イエスは祈りに対する注意として、異邦人のように言葉数が多ければ聞かれると、神をそのような遠い方だと考えてはならない、と言いました[9]。預言者エリヤは、異教の神バアルに雨乞いをする人々に皮肉を込めて、
「もっと大きな声で呼んでみよ。彼は神なのだから。…もしかすると、寝ているのかもしれないから、起こしたらよかろう」
と嘲りました[10]。長々と、大声で叫ばなければ聞こえない神は、生ける本当の神ではありません。それなのに、イエスご自身がここで神に大声で叫ばれました。私たちが叫ばずにはおれない思いをイエスは知っておられます。苦しみや疑いや恐れの中で、叫ばずにはおれない私たちと同じ、人間として死なれました。人間には遠く及びもつかない、高尚で立派で安らかな死ではなく、死の孤独、恐れ、疑いを深く知り、叫ばれました。そして、そのイエスの叫びが、私たちにも希望を与えます。主は、私たちの叫びを聞いてくださる方です。この方の御手に私たちの霊を委ねることが出来るのです。私たちが傷だらけで、恐れや悲しみや、罪や疑いだらけとしても、主は御手を差し伸べて、受け入れてくださる。そう確信して、最後の息を吐き出せるのです。
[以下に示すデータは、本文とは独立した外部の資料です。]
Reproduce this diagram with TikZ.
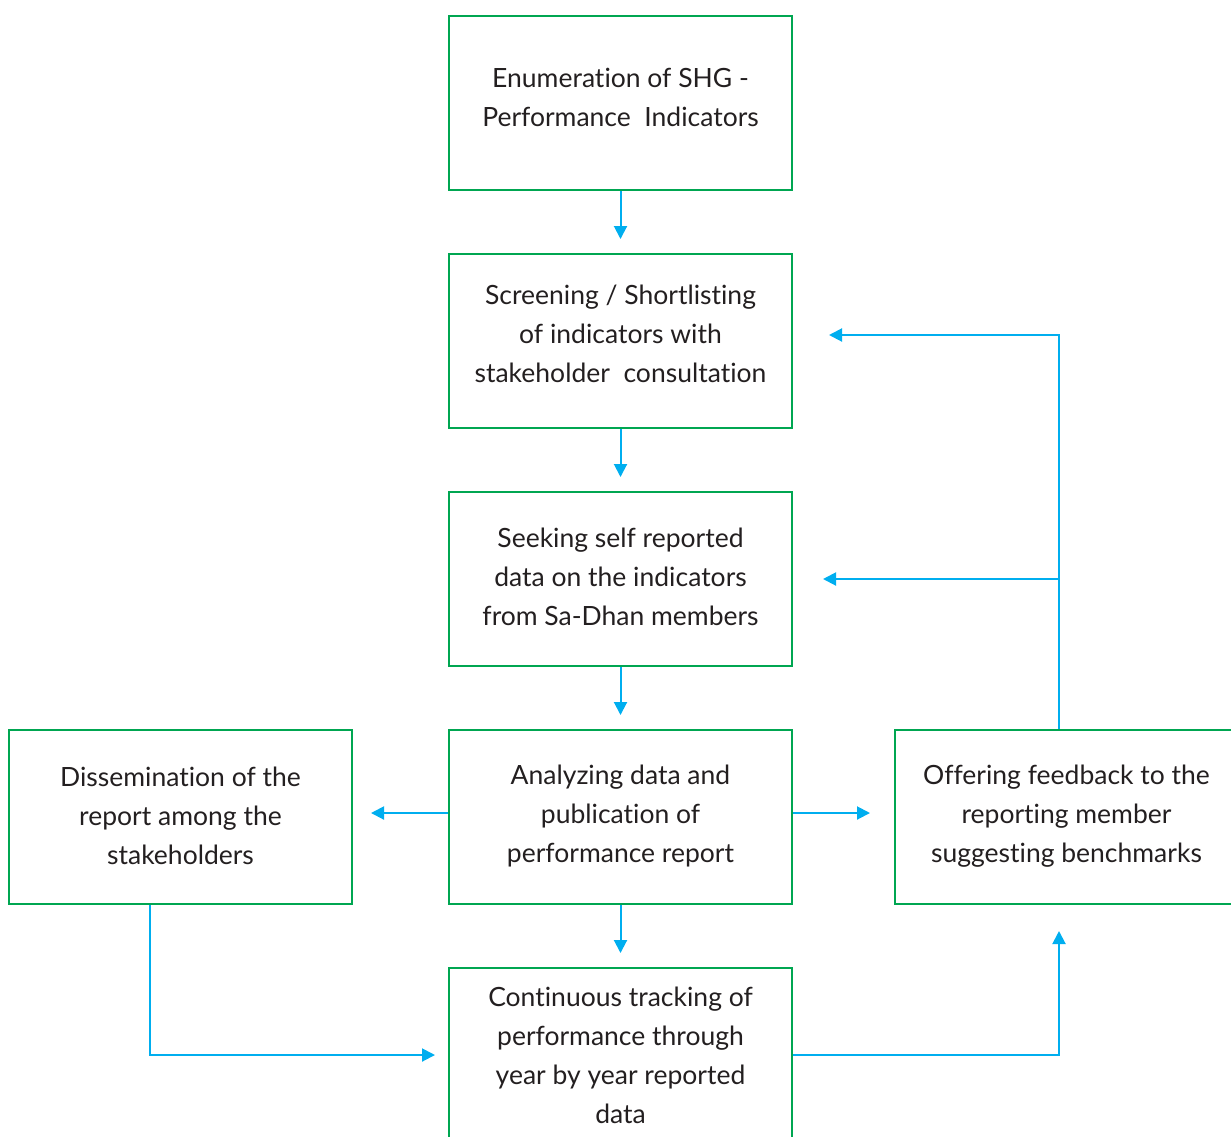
\documentclass[tikz,border=0pt]{standalone}
\usepackage{fontspec}
\setmainfont{Lato}[Ligatures=NoCommon]
\usetikzlibrary{arrows.meta,calc}
\definecolor{boxgreen}{HTML}{00A651}
\definecolor{arrblue}{HTML}{00AEEF}
\definecolor{txtgray}{HTML}{231F20}
\tikzset{
  stepbox/.style={draw=boxgreen, line width=2pt, minimum width=343pt, minimum height=174pt, inner sep=0pt},
  txt/.style={align=center, text=txtgray, font=\fontsize{26.5pt}{39pt}\selectfont, inner sep=0pt},
  conn/.style={draw=arrblue, line width=2pt, -{Triangle[length=13pt,width=13pt]}},
}
\begin{document}
\begin{tikzpicture}[x=1pt,y=-1pt]
\useasboundingbox (0,0) rectangle (1231,1136);
\clip (0,0) rectangle (1231,1136);
\node[stepbox] (b1) at (620.5,103) {};
\node[stepbox] (b2) at (620.5,341) {};
\node[stepbox] (b3) at (620.5,579) {};
\node[stepbox] (b4) at (620.5,817) {};
\node[stepbox] (b5) at (620.5,1055) {};
\node[stepbox] (bl) at (180.5,817) {};
\node[stepbox] (br) at (1066.5,817) {};
\node[txt] (t1) at ([yshift=6pt]b1.center) {Enumeration of SHG -\\Performance \ Indicators};
\node[txt] (t2) at ([yshift=7pt]b2.center) {Screening / Shortlisting\\of indicators with\\stakeholder \ consultation};
\node[txt] (t3) at ([yshift=2pt]b3.center) {Seeking self reported\\data on the indicators\\from Sa-Dhan members};
\node[txt] (t4) at ([yshift=1pt]b4.center) {Analyzing data and\\publication of\\performance report};
\node[txt] (tl) at ([yshift=1pt]bl.center) {Dissemination of the\\report among the\\stakeholders};
\node[txt] (tr) at ([yshift=1pt]br.center) {Offering feedback to the\\reporting member\\suggesting benchmarks};
\node[txt] (t5) at ([yshift=0pt]b5.center) {Continuous tracking of\\performance through\\year by year reported\\data};
\coordinate (fbx) at (1059,0);
\coordinate (dsx) at (150,0);
\coordinate (hy) at (0,813);
\coordinate (fby) at (0,335);
\draw[conn, shorten >=14pt] (b1.south) -- (b2.north);
\draw[conn, shorten >=14pt] (b2.south) -- (b3.north);
\draw[conn, shorten >=14pt] (b3.south) -- (b4.north);
\draw[conn, shorten >=14pt] (b4.south) -- (b5.north);
\draw[conn, shorten >=18pt] (b4.west |- hy) -- (bl.east |- hy);
\draw[conn, shorten >=24pt] (b4.east |- hy) -- (br.west |- hy);
\draw[conn, shorten >=36pt] (br.north -| fbx) |- (b2.east |- fby);
\draw[conn, shorten >=30pt] (b3.east -| fbx) -- (b3.east);
\draw[conn, shorten >=13pt] (bl.south -| dsx) |- (b5.west);
\draw[conn, shorten >=26pt] (b5.east) -| (br.south -| fbx);
\end{tikzpicture}
\end{document}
「息」は「霊」と同じプニューマから来た語で、息を引き取るより、吐き出す動作です。最後の息(霊)をはき出す、それを天の父が御手で受け止めてくださるのです。でもそれは、最期だけでなく、生涯の呼吸のことです。ダビデが歌ったのも、臨終ではなく、苦難の生涯のただ中での「ゆだねます」でした。同じ詩篇でダビデは、
詩篇三一15「私の時は、御手の中にあります」
とも言いました。私の時、人生の全て、毎日の一呼吸一呼吸が、主の御手の中にある。主は、この、迷い、悩む小さな私をも、父がわが子を御手の中で慈しむように、導き守っておられる。そして、地上の生涯を終える最期の息をも受け入れて、私たちの霊を引き上げてくださる。その時に、私がそれを確信できるか、叫ぶように必死に言うか、あるいはもっと弱くなって、「死にたくない」と慌てるか、何も考えられずに滅茶苦茶なことを口走ってしまうか、どうあろうとも主の御手は私たちをシッカリと捉え、私たちは主と共にパラダイスにいると約束されています。主の死は、私たちと掛け離れた死ではなく、私たちにこの希望を与える死でした。呼吸するたび、私たちを包む大きな主の御手を思いながら、今週も歩んで参りましょう。
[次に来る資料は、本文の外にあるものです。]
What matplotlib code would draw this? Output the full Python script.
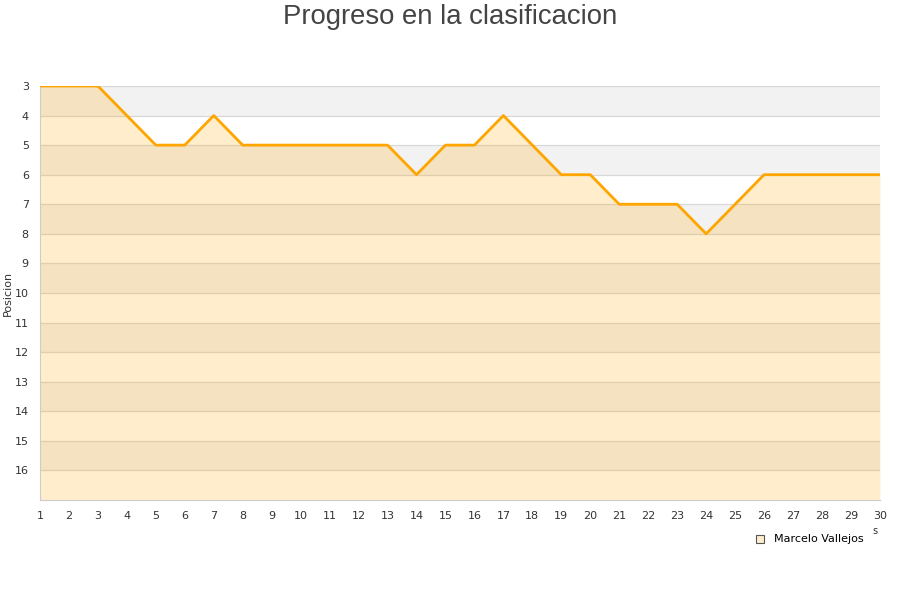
import matplotlib
matplotlib.use("Agg")
import matplotlib.pyplot as plt
from matplotlib.patches import Rectangle
from matplotlib.lines import Line2D

jornadas = list(range(1, 31))
posicion = [3, 3, 3, 4, 5, 5, 4, 5, 5, 5, 5, 5, 5, 6, 5, 5, 4, 5, 6, 6,
            7, 7, 7, 8, 7, 6, 6, 6, 6, 6]
y_ticks = list(range(3, 17))
jugador = "Marcelo Vallejos"

fig = plt.figure(figsize=(9, 6), dpi=100)
ax = fig.add_axes([0.0444, 0.1667, 0.9333, 0.69])

# bandas alternas
for i, y in enumerate(range(3, 17)):
    col = "#f2f2f2" if i % 2 == 0 else "#ffffff"
    ax.add_patch(Rectangle((1, y), 29, 1, facecolor=col, edgecolor="none", zorder=0))
for y in range(3, 17):
    ax.axhline(y, color="#d8d8d8", linewidth=0.9, zorder=1)

ax.fill_between(jornadas, posicion, 17, color="#ffa500", alpha=0.2, linewidth=0, zorder=2)
ax.plot(jornadas, posicion, color="#ffa500", linewidth=2.0, zorder=3)

ax.set_xlim(1, 30)
ax.set_ylim(17, 3)
ax.set_xticks(jornadas)
ax.set_yticks(y_ticks)
ax.tick_params(length=0, labelsize=8, colors="#333333", pad=8)
ax.tick_params(axis="y", pad=8)
for side in ["top", "right"]:
    ax.spines[side].set_visible(False)
for side in ["left", "bottom"]:
    ax.spines[side].set_color("#cccccc")
ax.set_ylabel("Posicion", fontsize=8, color="#333333")
ax.yaxis.set_label_coords(-0.0325, 0.5)

fig.text(0.5, 0.993, "Progreso en la clasificacion", ha="center", va="top",
         fontsize=19.8, color="#444444", family="Liberation Sans")
fig.text(0.972, 0.115, "s", ha="center", va="center", fontsize=7, color="#333333")

handle = Line2D([], [], marker="s", linestyle="none", markersize=5.5,
                markerfacecolor="#ffedcc", markeredgecolor="#555555", markeredgewidth=0.8)
fig.legend([handle], [jugador], loc="center right", bbox_to_anchor=(0.971, 0.101),
           frameon=False, fontsize=8, handletextpad=0.3)

fig.savefig("out.png", dpi=100)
「主よ。あなた様は、私たちに御子イエス・キリストを遣わし、私たちとご自身とを繋ぐ架け橋とされ、ここに隔ての幕は破られました。私たちはあなた様の御手の中で息をし、今も死の時にも、委ねるお方を知らされています。頼るべきお方を、本当に頼もしく、頼るに値するお方を知らされている幸いを感謝します。御手の中で、感謝し御名を崇めつつ歩ませてください」
[1] ブログ「ミルトスの木かげで」『Breathing Prayer』より。他に、紹介されている例として、以下のようなものがありました。「わたしが与える水を飲む者は…渇くことがありません…(ヨハネ4:14)」「Help me(助けてください)…Lord(主よ)…」「Holy Spirit... Renew me...」「I consent... to You...」「あなたこそ… わが主です… 」「しもべは聴きます… お語りください…」「Abba... I belong to You...」「Lord Jesus Christ... Have mercy on me...」「Who am I...? I am Yours...」などなど。
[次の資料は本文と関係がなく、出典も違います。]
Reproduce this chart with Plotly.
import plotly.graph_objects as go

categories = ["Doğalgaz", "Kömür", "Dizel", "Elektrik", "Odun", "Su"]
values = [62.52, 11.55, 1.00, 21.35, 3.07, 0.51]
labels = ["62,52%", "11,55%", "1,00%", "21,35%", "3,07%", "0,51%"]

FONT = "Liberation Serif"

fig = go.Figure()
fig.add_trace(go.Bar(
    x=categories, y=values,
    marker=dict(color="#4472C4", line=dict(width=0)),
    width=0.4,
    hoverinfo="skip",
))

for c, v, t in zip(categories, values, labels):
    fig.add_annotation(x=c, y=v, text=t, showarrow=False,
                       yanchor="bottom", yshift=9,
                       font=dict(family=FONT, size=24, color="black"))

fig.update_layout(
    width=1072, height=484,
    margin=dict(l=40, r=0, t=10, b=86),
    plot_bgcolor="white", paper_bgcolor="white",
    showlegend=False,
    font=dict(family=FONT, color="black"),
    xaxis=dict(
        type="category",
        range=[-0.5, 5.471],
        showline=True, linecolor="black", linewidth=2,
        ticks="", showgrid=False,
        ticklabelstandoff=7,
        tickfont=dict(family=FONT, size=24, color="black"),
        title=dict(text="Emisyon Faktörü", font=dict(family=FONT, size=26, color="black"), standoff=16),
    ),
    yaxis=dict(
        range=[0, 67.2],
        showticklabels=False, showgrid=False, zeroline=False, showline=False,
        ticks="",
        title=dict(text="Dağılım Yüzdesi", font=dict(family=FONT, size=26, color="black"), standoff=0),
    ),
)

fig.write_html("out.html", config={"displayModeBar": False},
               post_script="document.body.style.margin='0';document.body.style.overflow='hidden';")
[2] その間、イエスが何をされたか、何を話されたか、何も書かれていません。人間の言葉には到底表すことが出来ないような、イエスの贖いの御業がなされていたのでしょう。三時間もの暗やみの中で、イエスは、神の怒りを引き受けて、最後の命を燃やし尽くされました。私たちには想像できない程の、恐ろしく、悲しく、耐えがたい苦しみを、イエスはここで味わわれたのです。その事もまた、ここで忘れずに想い、噛みしめるべきことです。この事は、今年の受難週の説教で触れました。ルカの福音書二三章44~53節「わが霊を御手に」 受難日礼拝説教
[3] 「神をあがめ」 ルカにおいて、イエスの奇蹟に対する人々の反応を示す用語(五25、26、七16、十三13、十七15、十八43)。
[4] 詩篇三一12。
[5] 詩篇三一22「私はあわてて言いました。「私はあなたの目の前から断たれたのだ」と。しかし、あなたは私の願いの声を聞かれました。私があなたに叫び求めたときに。」
[6] ただ「父よ」と付け加えて、もっと深い信頼を表しています。これは、イエスが繰り返していた「アバ」(お父ちゃん)という非常に近しい神への呼びかけです。
[7] この言葉をどのようにイエスが言われたと皆さんは考えますか。穏やかな、揺るぎない信仰の言葉だと思うでしょうか。やはりイエスが仰っただけに、特別立派な信仰の言葉、なのでしょうか。「自分は最期にこんな立派なことを言えるほど信仰はないなぁ」と考えないでほしいのです。
[8] 四33、八28、十七15、十九37、二三23、使徒七57、60、八7、十四10、十六28、十九34、二六24。
[9] マタイ六7「また、祈るとき、異邦人のように同じことばをただ繰り返してはいけません。彼らはことば数が多ければ聞かれると思っているのです。8だから、彼らのまねをしてはいけません。あなたがたの父なる神は、あなたがたがお願いする先に、あなたがたに必要なものを知っておられるからです。」
[10] Ⅰ列王記十八27「真昼になると、エリヤは彼らをあざけって言った。「もっと大きな声で呼んでみよ。彼は神なのだから。きっと何かに没頭しているか、席を外しているか、旅に出ているのだろう。もしかすると、寝ているのかもしれないから、起こしたらよかろう。」28「彼らはますます大きな声で呼ばわり、彼らのならわしに従って、剣や槍で血を流すまで自分たちの身を傷つけた。29このようにして、昼も過ぎ、ささげ物をささげる時まで騒ぎ立てたが、何の声もなく、答える者もなく、注意を払う者もなかった。」